-- INFORMATION PROVIDED --
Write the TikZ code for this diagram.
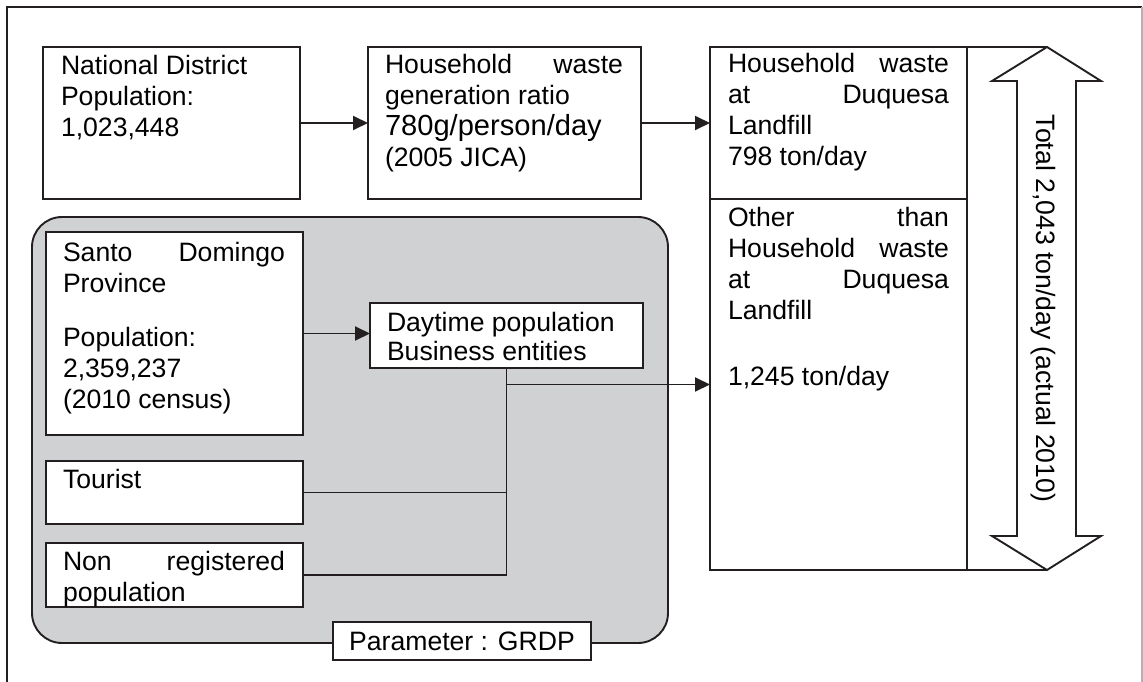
\documentclass[tikz,border=0pt]{standalone}
\usepackage{fontspec}
\setmainfont{Liberation Sans}
\usetikzlibrary{arrows.meta}
\definecolor{ink}{HTML}{231F20}
\definecolor{panel}{HTML}{D0D1D3}
\begin{document}
\begin{tikzpicture}[x=1pt,y=-1pt,
  every node/.style={inner sep=0pt, outer sep=0pt},
  box/.style={draw=ink, line width=1.9pt, fill=white, rectangle},
  txt/.style={anchor=base west, text=black, font=\fontsize{26.6}{31}\selectfont},
  flow/.style={draw=ink, line width=1.9pt},
  arr/.style={flow, -{Triangle[length=15pt,width=14pt]}},
]
\useasboundingbox (0,0) rectangle (1143,682);

% page frame
\draw[ink, line width=1.3pt] (7,682) -- (7,7) -- (1142,7);
\draw[gray!60, line width=1.3pt] (1142,7) -- (1142,682);

% grey parameter region
\node[box, fill=panel, rounded corners=30pt, minimum width=636pt, minimum height=426pt] (region) at (350,430) {};

% boxes
\node[box, minimum width=257pt, minimum height=152pt] (nd)  at (171.5,123) {};
\node[box, minimum width=273pt, minimum height=152pt] (gen) at (504.5,123) {};
\node[box, minimum width=257pt, minimum height=152pt] (hw)  at (838.5,123) {};
\node[box, minimum width=257pt, minimum height=371pt] (ohw) at (838.5,384.5) {};
\node[box, minimum width=257pt, minimum height=203pt] (santo)  at (174.5,333.5) {};
\node[box, minimum width=273pt, minimum height=65pt]  (day)    at (506.5,335.5) {};
\node[box, minimum width=257pt, minimum height=63pt]  (tour)   at (174.5,492.5) {};
\node[box, minimum width=257pt, minimum height=64pt]  (nonreg) at (174.5,575) {};

% box texts
\node[txt] (ndt) at (61,74.5) {\parbox[t]{221pt}{National District\\Population:\\1,023,448}};
\node[txt] (gent) at (385,74) {\parbox[t]{238pt}{Household\hfill waste\\generation ratio\\{\fontsize{29.1}{31}\selectfont 780g/person/day}\\(2005 JICA)}};
\node[txt] (hwt) at (728,73) {\parbox[t]{221pt}{Household\hfill waste\\at\hfill Duquesa\\Landfill\\798 ton/day}};
\node[txt] (ohwt) at (728,226) {\parbox[t]{221pt}{Other\hfill than\\Household\hfill waste\\at\hfill Duquesa\\Landfill\\[35pt]1,245 ton/day}};
\node[txt] (santot) at (63,261) {\parbox[t]{222pt}{Santo\hfill Domingo\\Province\\[23pt]Population:\\2,359,237\\(2010 census)}};
\node[txt] (dayt) at (387,331) {\parbox[t]{250pt}{Daytime population\\[-2pt]Business entities}};
\node[txt] (tourt) at (63,488) {Tourist};
\node[txt] (nonregt) at (63,570) {\parbox[t]{222pt}{Non\hfill registered\\population}};

% connectors
\draw[arr] (nd.east) -- (gen.west);
\draw[arr] (gen.east) -- (hw.west);
\draw[arr] (santo.east) -- (santo.east -| day.west);
\draw[flow] (day.south) -- (day.south |- nonreg.east) -- (nonreg.east);
\draw[flow] (tour.east) -- (tour.east -| day.south);
\coordinate (join) at (day.south |- ohw.west);
\draw[arr] (join) -- (ohw.west);

% total double arrow
\coordinate (tipT) at (1047,47);
\coordinate (tipB) at (1047,570);
\draw[flow] (hw.north east) -- (tipT);
\draw[flow] (ohw.south east) -- (tipB);
\draw[flow, fill=white, line join=miter] (tipT) -- (1101,81) -- (1076,81) -- (1076,536) -- (1101,536) -- (tipB)
  -- (992,536) -- (1017,536) -- (1017,81) -- (992,81) -- cycle;
\node[font=\fontsize{26.6}{31}\selectfont, rotate=-90] (total) at (1043,308.5) {Total 2,043 ton/day (actual 2010)};

% parameter label on the region edge
\node[box, minimum width=258pt, minimum height=38pt, font=\fontsize{26.6}{31}\selectfont] (param) at (462,641) {Parameter : GRDP};
\end{tikzpicture}
\end{document}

-- EXERCISE OBJECTIVE --
Extract the lines exactly, please: the first line of the listing, the line with "(0,0) rectangle (1143,682);", and every line between them, but no pictures.

-- SOLVED PROBLEM --
Write the TikZ code for this diagram.
\documentclass[tikz,border=0pt]{standalone}
\usepackage{fontspec}
\setmainfont{Liberation Sans}
\usetikzlibrary{arrows.meta}
\definecolor{ink}{HTML}{231F20}
\definecolor{panel}{HTML}{D0D1D3}
\begin{document}
\begin{tikzpicture}[x=1pt,y=-1pt,
  every node/.style={inner sep=0pt, outer sep=0pt},
  box/.style={draw=ink, line width=1.9pt, fill=white, rectangle},
  txt/.style={anchor=base west, text=black, font=\fontsize{26.6}{31}\selectfont},
  flow/.style={draw=ink, line width=1.9pt},
  arr/.style={flow, -{Triangle[length=15pt,width=14pt]}},
]
\useasboundingbox (0,0) rectangle (1143,682);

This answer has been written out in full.